» **Task to complete**:
Quote the data exactly, first line to the line containing "lbl_green = 'Diferença entre as curvas'", with no pictures.

» **Available data**:

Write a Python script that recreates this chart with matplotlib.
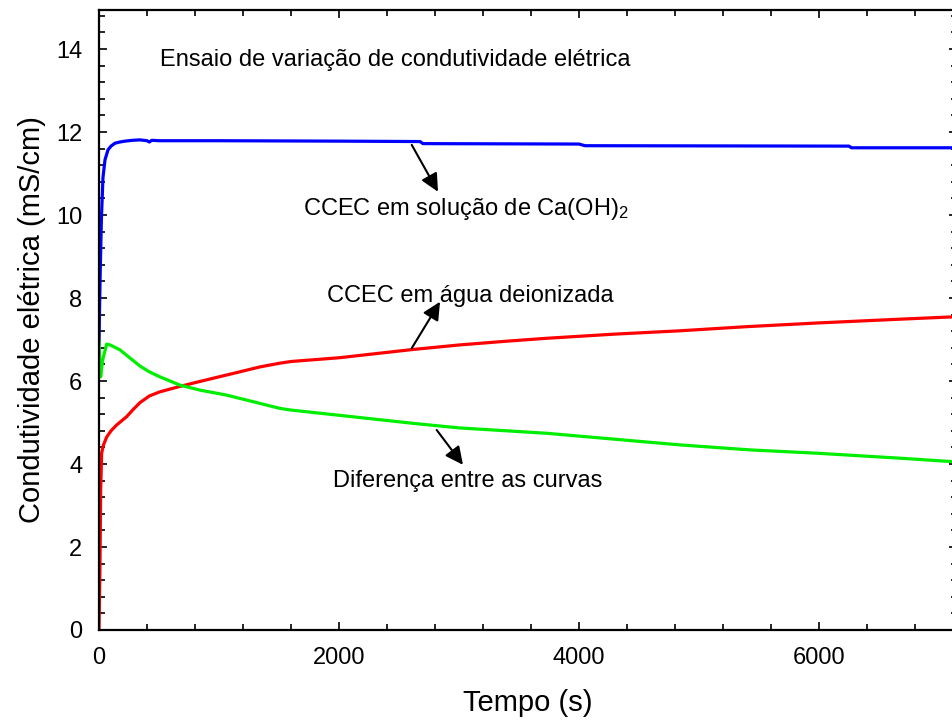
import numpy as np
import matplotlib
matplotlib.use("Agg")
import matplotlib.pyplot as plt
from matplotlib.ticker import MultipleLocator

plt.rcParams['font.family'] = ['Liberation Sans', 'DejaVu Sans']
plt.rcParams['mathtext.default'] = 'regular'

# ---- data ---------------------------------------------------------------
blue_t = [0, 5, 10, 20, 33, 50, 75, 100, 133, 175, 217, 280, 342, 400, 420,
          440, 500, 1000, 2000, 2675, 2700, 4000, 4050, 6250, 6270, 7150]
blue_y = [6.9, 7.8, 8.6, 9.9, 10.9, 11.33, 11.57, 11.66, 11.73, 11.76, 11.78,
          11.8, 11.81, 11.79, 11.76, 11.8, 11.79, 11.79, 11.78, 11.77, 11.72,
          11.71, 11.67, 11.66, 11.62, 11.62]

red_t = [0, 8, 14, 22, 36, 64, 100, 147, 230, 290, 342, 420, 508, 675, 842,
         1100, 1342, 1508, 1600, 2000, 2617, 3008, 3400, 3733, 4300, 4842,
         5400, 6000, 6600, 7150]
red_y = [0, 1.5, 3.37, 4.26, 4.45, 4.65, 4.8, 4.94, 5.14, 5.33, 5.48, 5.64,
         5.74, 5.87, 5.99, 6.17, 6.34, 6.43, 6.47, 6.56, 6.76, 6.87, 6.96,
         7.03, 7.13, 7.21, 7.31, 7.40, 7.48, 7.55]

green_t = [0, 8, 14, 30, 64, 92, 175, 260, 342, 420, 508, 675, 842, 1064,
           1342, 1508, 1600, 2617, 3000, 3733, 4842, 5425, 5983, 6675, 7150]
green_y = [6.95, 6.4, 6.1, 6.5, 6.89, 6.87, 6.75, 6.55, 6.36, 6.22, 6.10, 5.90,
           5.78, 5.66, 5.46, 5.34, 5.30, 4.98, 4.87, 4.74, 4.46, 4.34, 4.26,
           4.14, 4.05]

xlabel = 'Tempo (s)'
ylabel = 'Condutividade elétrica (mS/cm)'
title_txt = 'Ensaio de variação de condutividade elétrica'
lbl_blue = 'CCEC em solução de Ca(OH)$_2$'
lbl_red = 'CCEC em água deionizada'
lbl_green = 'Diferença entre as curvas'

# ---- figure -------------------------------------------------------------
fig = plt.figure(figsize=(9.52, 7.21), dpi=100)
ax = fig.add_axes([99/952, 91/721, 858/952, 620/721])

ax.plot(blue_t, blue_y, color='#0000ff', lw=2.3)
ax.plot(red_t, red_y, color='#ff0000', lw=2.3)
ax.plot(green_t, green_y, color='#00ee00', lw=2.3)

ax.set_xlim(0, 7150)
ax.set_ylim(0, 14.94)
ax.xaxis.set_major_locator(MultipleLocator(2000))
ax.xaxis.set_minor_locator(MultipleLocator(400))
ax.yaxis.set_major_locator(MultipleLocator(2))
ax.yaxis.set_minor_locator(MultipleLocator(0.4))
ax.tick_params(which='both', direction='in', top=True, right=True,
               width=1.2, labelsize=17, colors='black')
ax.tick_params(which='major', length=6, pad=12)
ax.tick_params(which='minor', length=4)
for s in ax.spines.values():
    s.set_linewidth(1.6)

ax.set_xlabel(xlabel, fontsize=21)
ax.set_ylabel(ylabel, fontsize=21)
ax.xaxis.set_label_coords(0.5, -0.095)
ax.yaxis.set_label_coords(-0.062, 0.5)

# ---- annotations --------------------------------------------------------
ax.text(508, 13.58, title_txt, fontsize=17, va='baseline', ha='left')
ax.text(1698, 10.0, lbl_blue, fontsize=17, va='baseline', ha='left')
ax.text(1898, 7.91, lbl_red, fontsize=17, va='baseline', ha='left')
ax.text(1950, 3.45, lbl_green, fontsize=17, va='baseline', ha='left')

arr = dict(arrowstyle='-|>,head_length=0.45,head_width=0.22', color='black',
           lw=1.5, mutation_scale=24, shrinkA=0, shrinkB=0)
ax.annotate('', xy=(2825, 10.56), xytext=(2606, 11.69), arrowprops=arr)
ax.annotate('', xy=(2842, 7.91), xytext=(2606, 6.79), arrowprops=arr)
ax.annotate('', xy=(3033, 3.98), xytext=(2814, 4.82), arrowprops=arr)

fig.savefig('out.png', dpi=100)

» **Answer in full**:
Write a Python script that recreates this chart with matplotlib.
import numpy as np
import matplotlib
matplotlib.use("Agg")
import matplotlib.pyplot as plt
from matplotlib.ticker import MultipleLocator

plt.rcParams['font.family'] = ['Liberation Sans', 'DejaVu Sans']
plt.rcParams['mathtext.default'] = 'regular'

# ---- data ---------------------------------------------------------------
blue_t = [0, 5, 10, 20, 33, 50, 75, 100, 133, 175, 217, 280, 342, 400, 420,
          440, 500, 1000, 2000, 2675, 2700, 4000, 4050, 6250, 6270, 7150]
blue_y = [6.9, 7.8, 8.6, 9.9, 10.9, 11.33, 11.57, 11.66, 11.73, 11.76, 11.78,
          11.8, 11.81, 11.79, 11.76, 11.8, 11.79, 11.79, 11.78, 11.77, 11.72,
          11.71, 11.67, 11.66, 11.62, 11.62]

red_t = [0, 8, 14, 22, 36, 64, 100, 147, 230, 290, 342, 420, 508, 675, 842,
         1100, 1342, 1508, 1600, 2000, 2617, 3008, 3400, 3733, 4300, 4842,
         5400, 6000, 6600, 7150]
red_y = [0, 1.5, 3.37, 4.26, 4.45, 4.65, 4.8, 4.94, 5.14, 5.33, 5.48, 5.64,
         5.74, 5.87, 5.99, 6.17, 6.34, 6.43, 6.47, 6.56, 6.76, 6.87, 6.96,
         7.03, 7.13, 7.21, 7.31, 7.40, 7.48, 7.55]

green_t = [0, 8, 14, 30, 64, 92, 175, 260, 342, 420, 508, 675, 842, 1064,
           1342, 1508, 1600, 2617, 3000, 3733, 4842, 5425, 5983, 6675, 7150]
green_y = [6.95, 6.4, 6.1, 6.5, 6.89, 6.87, 6.75, 6.55, 6.36, 6.22, 6.10, 5.90,
           5.78, 5.66, 5.46, 5.34, 5.30, 4.98, 4.87, 4.74, 4.46, 4.34, 4.26,
           4.14, 4.05]

xlabel = 'Tempo (s)'
ylabel = 'Condutividade elétrica (mS/cm)'
title_txt = 'Ensaio de variação de condutividade elétrica'
lbl_blue = 'CCEC em solução de Ca(OH)$_2$'
lbl_red = 'CCEC em água deionizada'
lbl_green = 'Diferença entre as curvas'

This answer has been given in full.